Records with drawing code

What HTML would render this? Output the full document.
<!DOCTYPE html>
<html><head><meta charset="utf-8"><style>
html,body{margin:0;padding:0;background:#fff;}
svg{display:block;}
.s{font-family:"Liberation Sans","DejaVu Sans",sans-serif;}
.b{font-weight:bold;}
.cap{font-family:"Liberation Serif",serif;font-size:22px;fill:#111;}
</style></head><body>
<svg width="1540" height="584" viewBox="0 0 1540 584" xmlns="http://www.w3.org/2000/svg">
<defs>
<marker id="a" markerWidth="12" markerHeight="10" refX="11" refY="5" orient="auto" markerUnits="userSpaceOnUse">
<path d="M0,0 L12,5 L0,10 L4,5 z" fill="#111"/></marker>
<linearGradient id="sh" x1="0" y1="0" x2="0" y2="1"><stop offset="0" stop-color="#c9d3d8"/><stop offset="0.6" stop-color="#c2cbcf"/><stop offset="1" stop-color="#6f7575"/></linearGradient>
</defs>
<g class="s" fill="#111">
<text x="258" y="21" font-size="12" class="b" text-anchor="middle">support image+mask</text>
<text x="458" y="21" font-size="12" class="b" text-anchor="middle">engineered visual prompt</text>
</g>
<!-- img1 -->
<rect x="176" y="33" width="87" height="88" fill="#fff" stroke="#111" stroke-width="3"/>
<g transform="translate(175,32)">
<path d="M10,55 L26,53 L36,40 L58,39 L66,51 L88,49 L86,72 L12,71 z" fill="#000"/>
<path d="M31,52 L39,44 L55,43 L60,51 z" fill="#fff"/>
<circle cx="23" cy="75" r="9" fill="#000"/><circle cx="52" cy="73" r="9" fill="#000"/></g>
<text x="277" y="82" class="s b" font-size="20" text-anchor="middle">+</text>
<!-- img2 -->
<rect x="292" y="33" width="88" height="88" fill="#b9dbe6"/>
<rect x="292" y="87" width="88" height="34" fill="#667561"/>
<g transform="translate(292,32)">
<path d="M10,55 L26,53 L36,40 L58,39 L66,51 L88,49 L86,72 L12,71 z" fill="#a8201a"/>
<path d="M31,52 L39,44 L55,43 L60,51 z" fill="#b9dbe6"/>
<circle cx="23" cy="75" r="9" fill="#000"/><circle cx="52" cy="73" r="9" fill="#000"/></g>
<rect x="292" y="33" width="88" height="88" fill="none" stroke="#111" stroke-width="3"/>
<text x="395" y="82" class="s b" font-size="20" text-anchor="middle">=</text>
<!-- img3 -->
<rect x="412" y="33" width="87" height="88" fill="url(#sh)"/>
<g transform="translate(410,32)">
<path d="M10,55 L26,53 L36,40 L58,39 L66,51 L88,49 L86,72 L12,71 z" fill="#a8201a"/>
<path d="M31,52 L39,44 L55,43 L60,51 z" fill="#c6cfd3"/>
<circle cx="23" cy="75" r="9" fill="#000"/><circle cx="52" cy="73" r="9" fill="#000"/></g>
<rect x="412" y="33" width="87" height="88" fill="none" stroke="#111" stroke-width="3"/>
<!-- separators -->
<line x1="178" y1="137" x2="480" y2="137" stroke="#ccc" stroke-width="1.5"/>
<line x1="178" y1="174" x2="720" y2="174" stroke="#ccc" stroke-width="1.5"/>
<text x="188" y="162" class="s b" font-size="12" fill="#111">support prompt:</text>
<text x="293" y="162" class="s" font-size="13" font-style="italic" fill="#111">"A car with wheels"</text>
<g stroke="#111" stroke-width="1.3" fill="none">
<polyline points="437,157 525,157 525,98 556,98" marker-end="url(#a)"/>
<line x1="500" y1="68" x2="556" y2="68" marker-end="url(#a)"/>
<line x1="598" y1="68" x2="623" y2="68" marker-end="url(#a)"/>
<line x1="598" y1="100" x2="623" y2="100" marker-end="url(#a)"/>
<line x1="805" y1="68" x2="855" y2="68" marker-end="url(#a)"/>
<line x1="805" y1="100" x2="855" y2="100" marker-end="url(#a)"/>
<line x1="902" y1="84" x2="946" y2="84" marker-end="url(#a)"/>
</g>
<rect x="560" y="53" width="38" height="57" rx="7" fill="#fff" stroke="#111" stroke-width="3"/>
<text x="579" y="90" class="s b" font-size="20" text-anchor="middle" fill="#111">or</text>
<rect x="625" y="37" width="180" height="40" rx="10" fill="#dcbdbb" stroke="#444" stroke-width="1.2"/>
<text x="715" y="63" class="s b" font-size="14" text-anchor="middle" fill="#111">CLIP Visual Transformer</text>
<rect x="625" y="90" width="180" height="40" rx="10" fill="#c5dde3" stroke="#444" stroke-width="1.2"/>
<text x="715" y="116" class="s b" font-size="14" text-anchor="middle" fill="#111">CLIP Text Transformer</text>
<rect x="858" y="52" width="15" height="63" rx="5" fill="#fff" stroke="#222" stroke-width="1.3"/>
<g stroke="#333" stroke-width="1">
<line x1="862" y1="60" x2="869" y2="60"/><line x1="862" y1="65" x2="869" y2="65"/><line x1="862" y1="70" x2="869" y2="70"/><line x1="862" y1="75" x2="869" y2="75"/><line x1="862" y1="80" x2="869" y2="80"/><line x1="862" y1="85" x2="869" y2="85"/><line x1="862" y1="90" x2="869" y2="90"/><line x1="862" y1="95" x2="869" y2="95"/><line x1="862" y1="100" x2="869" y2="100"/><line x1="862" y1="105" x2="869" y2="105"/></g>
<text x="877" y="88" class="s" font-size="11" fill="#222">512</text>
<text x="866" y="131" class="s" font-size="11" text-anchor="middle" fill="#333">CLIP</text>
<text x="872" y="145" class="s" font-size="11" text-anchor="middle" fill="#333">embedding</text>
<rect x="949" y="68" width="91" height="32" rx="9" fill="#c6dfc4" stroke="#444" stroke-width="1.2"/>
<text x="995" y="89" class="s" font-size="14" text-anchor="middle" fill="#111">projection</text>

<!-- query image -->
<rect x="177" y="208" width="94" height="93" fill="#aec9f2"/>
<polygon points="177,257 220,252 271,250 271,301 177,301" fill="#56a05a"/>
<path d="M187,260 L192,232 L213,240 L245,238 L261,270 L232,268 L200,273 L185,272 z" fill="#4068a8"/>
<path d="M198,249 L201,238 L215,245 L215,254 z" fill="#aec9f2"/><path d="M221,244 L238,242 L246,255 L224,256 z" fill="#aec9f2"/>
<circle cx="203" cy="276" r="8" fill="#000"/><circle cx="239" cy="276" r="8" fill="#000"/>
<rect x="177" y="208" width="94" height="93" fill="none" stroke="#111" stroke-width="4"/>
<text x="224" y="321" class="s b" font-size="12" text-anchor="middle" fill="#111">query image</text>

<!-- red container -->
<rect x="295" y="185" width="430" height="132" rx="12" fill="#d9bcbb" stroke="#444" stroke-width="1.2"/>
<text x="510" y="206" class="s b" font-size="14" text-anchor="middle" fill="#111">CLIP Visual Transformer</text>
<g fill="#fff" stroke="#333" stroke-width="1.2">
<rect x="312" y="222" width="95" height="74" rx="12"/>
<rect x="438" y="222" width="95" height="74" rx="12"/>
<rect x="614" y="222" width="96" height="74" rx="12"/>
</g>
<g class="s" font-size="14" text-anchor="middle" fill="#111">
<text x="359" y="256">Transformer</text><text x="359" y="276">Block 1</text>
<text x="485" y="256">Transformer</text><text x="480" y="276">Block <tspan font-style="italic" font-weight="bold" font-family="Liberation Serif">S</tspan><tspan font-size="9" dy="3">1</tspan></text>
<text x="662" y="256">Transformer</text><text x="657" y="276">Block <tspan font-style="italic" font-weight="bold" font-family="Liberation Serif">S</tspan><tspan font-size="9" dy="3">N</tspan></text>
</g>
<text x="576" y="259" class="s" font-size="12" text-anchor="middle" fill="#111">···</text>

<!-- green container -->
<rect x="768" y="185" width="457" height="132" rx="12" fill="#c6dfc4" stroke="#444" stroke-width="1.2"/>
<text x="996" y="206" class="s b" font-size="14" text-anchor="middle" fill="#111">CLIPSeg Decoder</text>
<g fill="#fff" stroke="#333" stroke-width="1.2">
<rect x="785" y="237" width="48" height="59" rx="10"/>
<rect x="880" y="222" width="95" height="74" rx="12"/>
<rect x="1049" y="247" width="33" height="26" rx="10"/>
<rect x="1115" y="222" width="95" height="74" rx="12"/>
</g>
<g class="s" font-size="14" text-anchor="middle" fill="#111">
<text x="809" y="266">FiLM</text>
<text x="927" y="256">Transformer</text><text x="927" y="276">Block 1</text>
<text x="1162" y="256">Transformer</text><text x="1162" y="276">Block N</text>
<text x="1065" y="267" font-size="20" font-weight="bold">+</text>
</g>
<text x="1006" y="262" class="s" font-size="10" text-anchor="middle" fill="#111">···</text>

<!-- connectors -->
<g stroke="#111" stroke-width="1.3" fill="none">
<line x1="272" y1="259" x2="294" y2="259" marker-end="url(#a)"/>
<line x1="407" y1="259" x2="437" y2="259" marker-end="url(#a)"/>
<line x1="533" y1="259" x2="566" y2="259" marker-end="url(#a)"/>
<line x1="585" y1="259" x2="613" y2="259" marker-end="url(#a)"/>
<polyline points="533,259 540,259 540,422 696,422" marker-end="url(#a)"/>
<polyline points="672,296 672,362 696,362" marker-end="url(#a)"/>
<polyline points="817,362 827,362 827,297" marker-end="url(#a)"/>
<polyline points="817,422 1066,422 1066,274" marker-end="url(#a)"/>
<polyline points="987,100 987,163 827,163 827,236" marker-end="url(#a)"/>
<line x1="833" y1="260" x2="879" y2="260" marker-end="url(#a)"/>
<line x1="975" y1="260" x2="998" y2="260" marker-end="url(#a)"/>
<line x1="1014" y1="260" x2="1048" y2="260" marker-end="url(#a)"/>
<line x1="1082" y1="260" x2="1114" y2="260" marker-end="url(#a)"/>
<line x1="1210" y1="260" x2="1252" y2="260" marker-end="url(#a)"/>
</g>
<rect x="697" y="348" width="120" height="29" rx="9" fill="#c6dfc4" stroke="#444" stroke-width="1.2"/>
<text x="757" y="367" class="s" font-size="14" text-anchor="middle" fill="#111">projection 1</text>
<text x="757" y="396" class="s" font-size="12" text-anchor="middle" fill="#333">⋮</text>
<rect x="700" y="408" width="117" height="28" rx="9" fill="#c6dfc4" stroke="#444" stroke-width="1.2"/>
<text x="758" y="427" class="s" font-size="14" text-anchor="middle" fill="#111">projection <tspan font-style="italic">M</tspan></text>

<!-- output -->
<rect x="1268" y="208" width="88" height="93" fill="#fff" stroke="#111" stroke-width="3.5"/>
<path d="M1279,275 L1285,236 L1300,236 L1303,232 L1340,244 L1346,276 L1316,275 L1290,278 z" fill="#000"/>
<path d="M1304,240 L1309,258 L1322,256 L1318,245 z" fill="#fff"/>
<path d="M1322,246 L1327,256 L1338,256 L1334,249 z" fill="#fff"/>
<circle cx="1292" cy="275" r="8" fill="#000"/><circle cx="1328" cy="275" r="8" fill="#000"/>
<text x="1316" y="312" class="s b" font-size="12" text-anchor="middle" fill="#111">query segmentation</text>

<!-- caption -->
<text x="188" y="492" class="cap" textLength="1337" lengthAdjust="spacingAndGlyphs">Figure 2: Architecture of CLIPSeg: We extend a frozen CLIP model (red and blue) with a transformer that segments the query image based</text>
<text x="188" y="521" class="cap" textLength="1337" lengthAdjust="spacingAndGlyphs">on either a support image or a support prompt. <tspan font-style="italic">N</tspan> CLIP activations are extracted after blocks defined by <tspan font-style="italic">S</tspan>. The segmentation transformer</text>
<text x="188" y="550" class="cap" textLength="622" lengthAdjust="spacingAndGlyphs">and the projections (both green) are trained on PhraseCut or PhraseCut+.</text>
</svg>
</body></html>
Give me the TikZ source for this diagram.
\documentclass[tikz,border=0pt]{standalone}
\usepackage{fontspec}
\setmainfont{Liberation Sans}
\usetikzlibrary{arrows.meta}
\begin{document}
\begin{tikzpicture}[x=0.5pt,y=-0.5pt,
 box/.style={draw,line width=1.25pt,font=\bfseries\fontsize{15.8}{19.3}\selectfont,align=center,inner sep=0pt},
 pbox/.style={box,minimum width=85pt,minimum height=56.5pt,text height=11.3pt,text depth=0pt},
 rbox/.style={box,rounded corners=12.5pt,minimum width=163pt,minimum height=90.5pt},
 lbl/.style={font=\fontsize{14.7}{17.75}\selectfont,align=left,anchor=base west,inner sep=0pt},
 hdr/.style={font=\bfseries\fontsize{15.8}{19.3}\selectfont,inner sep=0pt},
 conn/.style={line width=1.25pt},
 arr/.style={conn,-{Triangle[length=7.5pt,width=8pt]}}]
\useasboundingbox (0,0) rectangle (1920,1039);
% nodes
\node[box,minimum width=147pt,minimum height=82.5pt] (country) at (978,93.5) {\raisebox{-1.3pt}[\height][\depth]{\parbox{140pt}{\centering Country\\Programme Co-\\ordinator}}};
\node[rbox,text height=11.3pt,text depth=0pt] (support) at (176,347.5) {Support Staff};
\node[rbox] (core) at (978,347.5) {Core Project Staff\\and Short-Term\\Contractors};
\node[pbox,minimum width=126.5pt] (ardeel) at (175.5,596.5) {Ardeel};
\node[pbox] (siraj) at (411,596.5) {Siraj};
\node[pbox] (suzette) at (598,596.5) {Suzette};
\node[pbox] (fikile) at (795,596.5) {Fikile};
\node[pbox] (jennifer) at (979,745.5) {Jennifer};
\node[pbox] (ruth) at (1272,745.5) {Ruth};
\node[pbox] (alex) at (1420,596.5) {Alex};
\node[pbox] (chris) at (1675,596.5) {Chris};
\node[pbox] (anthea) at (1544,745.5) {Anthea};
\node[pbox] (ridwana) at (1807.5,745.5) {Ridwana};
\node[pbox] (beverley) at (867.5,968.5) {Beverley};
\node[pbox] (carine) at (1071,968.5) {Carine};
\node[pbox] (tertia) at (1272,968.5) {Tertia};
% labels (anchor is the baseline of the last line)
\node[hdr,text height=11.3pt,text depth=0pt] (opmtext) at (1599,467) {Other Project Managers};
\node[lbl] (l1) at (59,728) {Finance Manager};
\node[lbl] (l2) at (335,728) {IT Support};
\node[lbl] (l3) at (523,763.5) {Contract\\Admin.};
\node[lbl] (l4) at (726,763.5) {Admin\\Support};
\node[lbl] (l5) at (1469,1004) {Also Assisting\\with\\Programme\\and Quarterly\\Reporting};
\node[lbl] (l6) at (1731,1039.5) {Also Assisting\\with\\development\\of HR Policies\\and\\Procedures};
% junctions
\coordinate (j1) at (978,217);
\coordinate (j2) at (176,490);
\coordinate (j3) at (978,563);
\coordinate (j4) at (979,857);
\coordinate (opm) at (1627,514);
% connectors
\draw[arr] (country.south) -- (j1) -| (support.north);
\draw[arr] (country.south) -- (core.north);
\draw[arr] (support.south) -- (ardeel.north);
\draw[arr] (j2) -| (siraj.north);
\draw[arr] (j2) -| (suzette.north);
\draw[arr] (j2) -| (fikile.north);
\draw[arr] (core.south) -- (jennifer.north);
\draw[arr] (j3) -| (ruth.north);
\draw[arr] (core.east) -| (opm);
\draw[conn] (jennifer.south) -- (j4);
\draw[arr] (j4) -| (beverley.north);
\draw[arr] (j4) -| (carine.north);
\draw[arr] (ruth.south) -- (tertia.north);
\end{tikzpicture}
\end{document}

- **PROBLEM REQUIREMENTS**
Collect each line of the entries that has the word "this", copying it in full.

- **OUTPUT OF THE EXERCISE**
What HTML would render this? Output the full document.
Give me the TikZ source for this diagram.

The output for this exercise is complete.